C’est ainsi que je construis une chorégraphie.
- Te produis-tu sur scène en parallèle
de tes cours ou te consacres-tu exclusivement à l’enseignement ?
- Ça dépend de mon humeur. J’ai fait beaucoup de
spectacles lorsque je résidais en Argentine. Quand je suis arrivée à
Londres au début 2005, j’étais totalement déracinée. J’avais beaucoup
plus envie d’enseigner que de me produire en spectacle. Mon enracinement
londonien s’est fait grace à l’enseignement. Un jour, j’ai été invitée à
‘Planet Egypt’, soirée qui a lieu une fois par mois à Londres. J’y ai
présenté quelques solos de Flamenco descalzo et je dois dire que je
prends beaucoup de plaisir à participer à cet événement car on danse au
milieu des gens. C’est la distance avec le public qui me gène quand je
me produis sur une scène car je conçois la danse tel un dialogue
offrir/recevoir, une sorte de partage à tour de rôle, assez loin du
rapport souvent réducteur exposer/regarder. Néanmoins, lorsque je suis
retournée en Argentine, il ya quelques mois, nous avons créé, avec
plusieurs artistes amis, un nouveau spectacle intitulé ‘Tres por Tres’.
C’est un spectacle dans lequel il y a une partie indienne,
une partie orientale et une partie Flamenco descalzo, où alternent solo,
duo et trio ! C’était vraiment bien ficelé !
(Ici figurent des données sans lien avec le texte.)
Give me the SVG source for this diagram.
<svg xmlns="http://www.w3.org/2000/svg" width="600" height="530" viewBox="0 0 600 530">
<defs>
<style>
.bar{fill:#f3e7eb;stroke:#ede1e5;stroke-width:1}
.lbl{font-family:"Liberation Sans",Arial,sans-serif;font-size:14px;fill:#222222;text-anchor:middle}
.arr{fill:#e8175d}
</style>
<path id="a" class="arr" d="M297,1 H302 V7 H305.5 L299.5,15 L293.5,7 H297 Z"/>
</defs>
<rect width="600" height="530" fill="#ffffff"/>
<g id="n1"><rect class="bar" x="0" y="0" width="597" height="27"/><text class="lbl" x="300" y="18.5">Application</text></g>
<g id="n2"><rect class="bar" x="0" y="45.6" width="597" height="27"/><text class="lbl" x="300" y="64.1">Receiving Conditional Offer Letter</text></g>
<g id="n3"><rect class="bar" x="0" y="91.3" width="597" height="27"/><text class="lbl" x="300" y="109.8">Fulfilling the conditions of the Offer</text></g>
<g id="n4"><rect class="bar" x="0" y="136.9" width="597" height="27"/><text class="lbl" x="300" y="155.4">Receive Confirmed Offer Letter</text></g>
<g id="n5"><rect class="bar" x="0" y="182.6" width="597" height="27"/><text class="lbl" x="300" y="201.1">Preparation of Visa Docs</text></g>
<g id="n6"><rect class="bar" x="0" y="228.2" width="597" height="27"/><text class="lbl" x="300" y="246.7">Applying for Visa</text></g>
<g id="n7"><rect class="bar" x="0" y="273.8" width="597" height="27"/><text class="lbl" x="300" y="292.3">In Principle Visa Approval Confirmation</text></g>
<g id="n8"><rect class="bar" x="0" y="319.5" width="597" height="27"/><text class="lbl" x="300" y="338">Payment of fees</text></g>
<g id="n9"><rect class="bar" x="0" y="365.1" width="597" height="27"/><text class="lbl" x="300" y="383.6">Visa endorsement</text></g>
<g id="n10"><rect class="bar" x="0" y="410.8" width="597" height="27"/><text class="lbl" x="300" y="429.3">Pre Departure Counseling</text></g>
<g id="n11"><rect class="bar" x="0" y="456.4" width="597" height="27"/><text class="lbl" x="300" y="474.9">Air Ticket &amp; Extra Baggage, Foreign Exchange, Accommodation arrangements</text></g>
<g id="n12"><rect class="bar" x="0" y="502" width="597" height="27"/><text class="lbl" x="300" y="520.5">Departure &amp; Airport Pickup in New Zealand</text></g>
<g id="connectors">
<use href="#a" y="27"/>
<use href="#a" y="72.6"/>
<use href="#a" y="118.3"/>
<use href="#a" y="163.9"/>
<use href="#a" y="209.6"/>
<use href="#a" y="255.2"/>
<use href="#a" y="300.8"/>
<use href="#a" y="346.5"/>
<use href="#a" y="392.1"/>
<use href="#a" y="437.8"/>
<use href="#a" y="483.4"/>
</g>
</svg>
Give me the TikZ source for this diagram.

- Es-tu attirée par la diversité
culturelle par le fait de tes origines aussi ?
- C’est possible…mes parents sont français mais ma mère
est née en Algérie et mon père a vécu un partie de sa jeunesse au Maroc.
Je me souviens qu’il me racontait comment du Maroc, il traversait
l’Espagne chaque année à l’été pour revenir en France. De plus, du côté
de ma mère, j’ai une grand-mère italienne et du côté de mon père, une
arrière-grand-mère espagnole. Il y a surtout la présence du bassin
méditerranéen dans mes origines...
- Tu enseignes la danse à
Londres et tu donnes des stages à Paris …
- Oui, c’est un défi. Le Flamenco descalzo est né en
Argentine. Je l’ai donc conçu et enseigné en espagnol. Depuis que je vis
à Londres, je l’enseigne en anglais. Et puis j’ai eu envie de
l’enseigner dans ma langue natale, donc en venant en France, et je suis
très touchée de l’accueil qui m’a été réservé.
- Vas-tu en Andalousie pour te
ressourcer ?
- La première fois que je suis allée en Andalousie,
c’était pour l’expo 92, il y a bien longtemps ! J’ai eu la chance de m’y
rendre en 2002 à l’occasion de la Biennale de Séville. Je me suis tout
simplement régalée. J’ai pris des cours et j’ai assisté à des spectacles
merveilleux : écouter Enrique Morente, El Lebrijano, voir
danser Cristina Hoyos, c’était beaucoup d’émotions pour moi.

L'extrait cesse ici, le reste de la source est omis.